I may be job hunting soon.


Liese S. - Jan 04, 2011 7:58:19 pm PST #12387 of 30000
"Faded like the lilac, he thought."

Oh, Daniel, how hard. Yeah, screw the boss. You have a priority right now and it is not them. Lots of ~ma for her and for you.


Burrell - Jan 04, 2011 8:02:26 pm PST #12388 of 30000
Why did Darth Vader cross the road? To get to the Dark Side!

Oh dear, lots of ~ma and warm thoughts to both you and Andi, DCJ.


Beverly - Jan 04, 2011 10:48:24 pm PST #12389 of 30000
Days shrink and grow cold, sunlight through leaves is my song. Winter is long.

All the good thoughts in the world for Andi, and for you too, Daniel. Please keep us informed--as much as you can.

What Vortex and Liese said, smonster. The thing you need to get across is that the boss or the supervisor has the power in the situation, and lashing out only alienates the person with power, and ends employment on the spot. It isn't being a wuss to acknowledge power.

Bonnie, it's so good to hear Nikki is adapting well, and her daughter is indeed a gem.

Ginger, I'm so sorry to hear Tammy's load isn't lightening. Many good wishes for her and hopes for improvement in the way things are going.

And to end on an up note, Welcome Baby Girl! Aeryn, your family has been waiting with such eager anticipation to welcome you! Your parents have had plenty of practice on your older brother, and you'll have Dylan to show you the ropes as you get older. This is going to be a fun ride, and we're all glad you're here!


Calli - Jan 05, 2011 1:05:10 am PST #12390 of 30000
I must obey the inscrutable exhortations of my soul—Calvin and Hobbs

Much ~ma to Andi.

I'm sorry, Laura.

smonster, the ideas above sound good to me. I haven't really been in a position of authority over anyone except for a few semesters of teaching, so I don't have much to add.


smonster - Jan 05, 2011 1:50:10 am PST #12391 of 30000
We won’t stop until everyone is gay.

DCJ, continued ~ma in truckloads and boatloads to WindSparrow, and please let us know more when you can, and what we can do.
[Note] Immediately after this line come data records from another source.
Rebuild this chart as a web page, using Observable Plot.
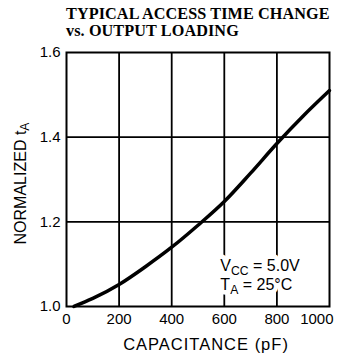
<!DOCTYPE html>
<html><head><meta charset="utf-8">
<script src="https://cdn.jsdelivr.net/npm/d3@7"></script>
<script src="https://cdn.jsdelivr.net/npm/@observablehq/plot@0.6"></script>
<style>
body{margin:0;background:#fff;width:341px;height:358px;overflow:hidden}
#title{font-family:"Liberation Serif","Times New Roman",serif;font-weight:bold;font-size:16.2px;line-height:17.2px;padding:6px 0 0 66px;height:34.4px;color:#000;white-space:nowrap;letter-spacing:0.1px}
#chart svg{display:block}
</style></head><body>
<div id="title">TYPICAL ACCESS TIME CHANGE<br>vs. OUTPUT LOADING</div>
<div id="chart"></div>
<script>
const capacitance = [28, 100, 200, 300, 400, 500, 600, 700, 800, 900, 1000];
const normalizedTA = [1.0, 1.019, 1.052, 1.094, 1.14, 1.192, 1.248, 1.315, 1.385, 1.45, 1.51];
const xTicks = [0, 200, 400, 600, 800, 1000];
const yTicks = [1.0, 1.2, 1.4, 1.6];
const xGrid = [200, 400, 600, 800];
const yGrid = [1.2, 1.4];
const noteLines = ["V{CC} = 5.0V", "T{A} = 25°C"];
const xLabel = "CAPACITANCE (pF)";
const yLabel = "NORMALIZED t{A}";

const data = capacitance.map((c, i) => ({c, t: normalizedTA[i]}));
const notes = [
  {text: noteLines[0], x: 585, y: 1.095},
  {text: noteLines[1], x: 585, y: 1.050}
];

const svg = Plot.plot({
  width: 341,
  height: 318,
  marginTop: 12,
  marginBottom: 52,
  marginLeft: 66,
  marginRight: 12,
  style: {fontFamily: "'Liberation Sans', Arial, sans-serif", fontSize: "15px", color: "#000", background: "#fff"},
  x: {domain: [0, 1000], ticks: xTicks, tickFormat: d3.format("d"), tickSize: 0, tickPadding: 7, label: null},
  y: {domain: [1.0, 1.6], ticks: yTicks, tickFormat: d3.format(".1f"), tickSize: 0, tickPadding: 6, label: null},
  marks: [
    Plot.ruleX(xGrid, {stroke: "black", strokeWidth: 1.8}),
    Plot.ruleY(yGrid, {stroke: "black", strokeWidth: 1.6}),
    Plot.frame({stroke: "black", strokeWidth: 2}),
    Plot.line(data, {x: "c", y: "t", stroke: "black", strokeWidth: 3.5, curve: "monotone-x"}),
    Plot.text(notes, {x: "x", y: "y", text: "text", textAnchor: "start", fill: "black", stroke: "white", strokeWidth: 9, fontSize: 16}),
    Plot.text([xLabel], {frameAnchor: "bottom", text: d => d, textAnchor: "middle", lineAnchor: "middle", dy: 38, dx: 8, fill: "black", fontSize: 16.5}),
    Plot.text([yLabel], {frameAnchor: "left", text: d => d, textAnchor: "middle", lineAnchor: "middle", rotate: -90, dx: -46, dy: 4, fill: "black", fontSize: 16})
  ]
});

// subscripts: {..}
d3.select(svg).selectAll("text").each(function () {
  const t = this.textContent;
  if (!t.includes("{")) return;
  const sel = d3.select(this);
  sel.text("");
  const parts = t.split(/(\{[^}]*\})/);
  let shifted = false;
  for (const p of parts) {
    if (!p) continue;
    if (p.startsWith("{")) {
      sel.append("tspan").attr("dy", 3.5).attr("font-size", "0.76em").text(p.slice(1, -1));
      shifted = true;
    } else {
      const ts = sel.append("tspan").text(p);
      if (shifted) { ts.attr("dy", -3.5); shifted = false; }
    }
  }
});
d3.select(svg).selectAll("text").filter(function(){return this.textContent === xLabel;}).style("letter-spacing", "1px");
// last x tick label sits left-shifted inside the right edge, as in the reference
d3.select(svg).selectAll("text").filter(function(){return this.textContent === "1000" && !this.querySelector("tspan");})
  .attr("text-anchor", "end").attr("dx", 4);

document.getElementById("chart").appendChild(svg);
</script>
</body></html>
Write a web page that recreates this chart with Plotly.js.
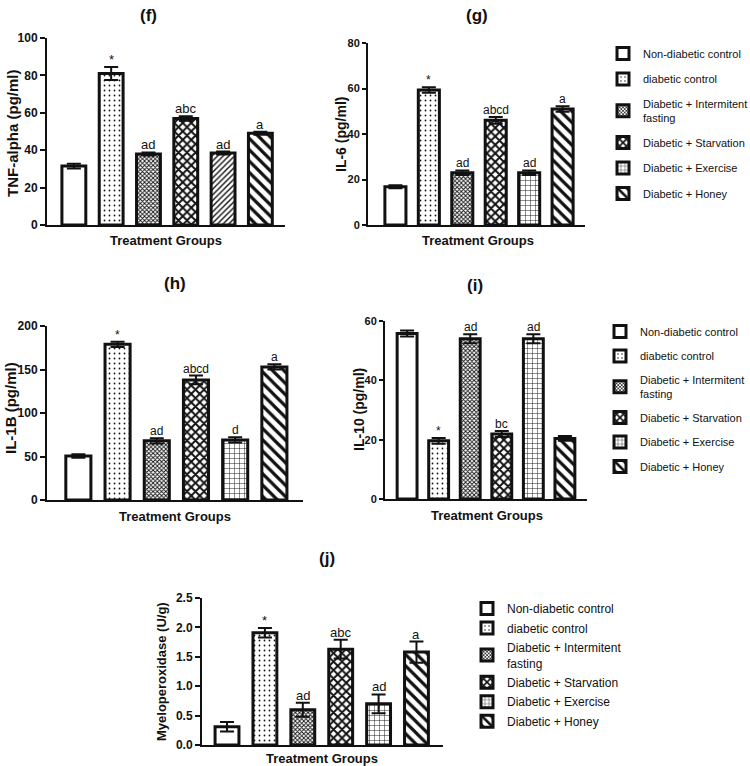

I'm beaming ~ma like a Care Bear Stare in her direction.

Thank you so, so much everyone. I think that part of her problem is that she lets her frustration build and gets more and more passive aggressive until she explodes. So I'm going to start by trying to unearth what those were yesterday and then address them one by one. I do need to come to terms with the fact that she just may not take it well, or be able to hear what I have to say. I have this tendency to think that if I say things just right, I'll get the result I want. It's a sneaky old conviction that I've been battling for years.